Una vendemmia davvero precoce.
Il caldo e la siccità dettano i tempi.
Da sud a nord, i grappoli ormai, sono definiti; i filari danno l’idea di quanto sará importante il raccolto.
In effetti, questa è una dualità che non esiste, perché serve l’una e serve l’altra.
Vendere uva o produrre vino è probabilmente più uno scontro generazionale, che filosofico.
Il pragmatismo delle vecchie generazioni, mentalmente pigre, che monetizzano il raccolto alla vendemmia, sono funzionali ai grandi brand, che necessitano di prodotto, di uva, in alcuni casi di vino.
Regola comune è il basso costo, in barba alla sostenibilità, speculando sul ristoro dei coltivatori.
La nuove leve, invece, genericamente, guardano più lontano. Il mantra della cantina affascina. Fanno i conti per i processi di trasformazione e iniziano ad imbottigliare. Alcuni sono anche capaci di gestire le criticità climatiche e sanitarie. Ma nella maggior parte, l’inesperienza riempie i depositi di bottiglie, che rimangono invendute o nel migliore dei casi, svendute ai “commercianti” e piazzate nella gdo a prezzi imbarazzanti.
Poi, c’è chi ha capito che fare vino è un’impresa. Mentalità da azienda. Agricola solo perché il campo da gioco ha i solchi, va zappato e non calcato. Parametri, inderogabili, da rispettare. Serve un’idea chiara, un progetto, un piano di fattibilità, sostenibile (sia in termini economici che etici), un piano strategico, di comunicazione e di marketing. Agronomo, biologo, enologo, figure chiave.
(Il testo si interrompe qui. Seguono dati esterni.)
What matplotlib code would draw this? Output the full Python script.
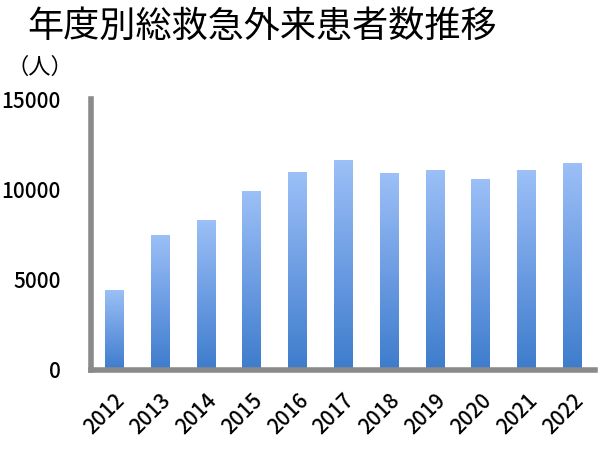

Analisi dei terreni, rispetto del territorio, tecniche di allevamento e di trasformazione e così via.
Poi, con le giuste relazioni, si può pensare a competere.
Per essere più espliciti, si può osare un parallelo con il calcio:
𝐏𝐨𝐜𝐡𝐢𝐬𝐬𝐢𝐦𝐢, solo le eccellenze, giocano in champions e fatturano cifre blu. Grandi vini e grandi enologi sono un binomio ricorrente, abituale.
𝐀𝐥𝐜𝐮𝐧𝐢, quelli che hanno capito come si gioca, si danno da fare nei loro campionati. Standard qualitativo garantito, buona comunicazione, buone strategie di mercato. Portano a casa il risultato, togliendosi anche qualche soddisfazione.
𝐀𝐥𝐭𝐫𝐢, la maggioranza, cercano di emergere, sgomitando, nelle serie inferiori. 𝐃𝐢 𝐪𝐮𝐞𝐬𝐭𝐢, alcuni pagano gli azzardi, ad altri va meglio.
Molto spesso i conti sono a limite.
Gli ottimisti, giustificano il mancato
ricavo, considerandolo un investimento; quelli che il bicchiere lo vedono mezzo vuoto, fanno l’ultimo sorso e tornano a zappare, nell’accezione più “faticosa e pura” del termine.
C’è solo una consapevolezza che muove tutti: 𝒊 𝒄𝒐𝒍𝒕𝒊𝒗𝒂𝒕𝒐𝒓𝒊 𝒅𝒊𝒓𝒆𝒕𝒕𝒊 𝒔𝒐𝒏𝒐 𝒊 𝒗𝒊𝒗𝒂𝒊 𝒆 𝒔𝒐𝒏𝒐 𝒂𝒏𝒄𝒉𝒆 𝒊𝒍 𝒑𝒂𝒍𝒍𝒐𝒏𝒆, s𝒆𝒏𝒛𝒂 𝒏𝒐𝒏 𝒆𝒔𝒊𝒔𝒕𝒆𝒓𝒆𝒃𝒃𝒆 𝒊𝒍 𝒄𝒂𝒍𝒄𝒊𝒐.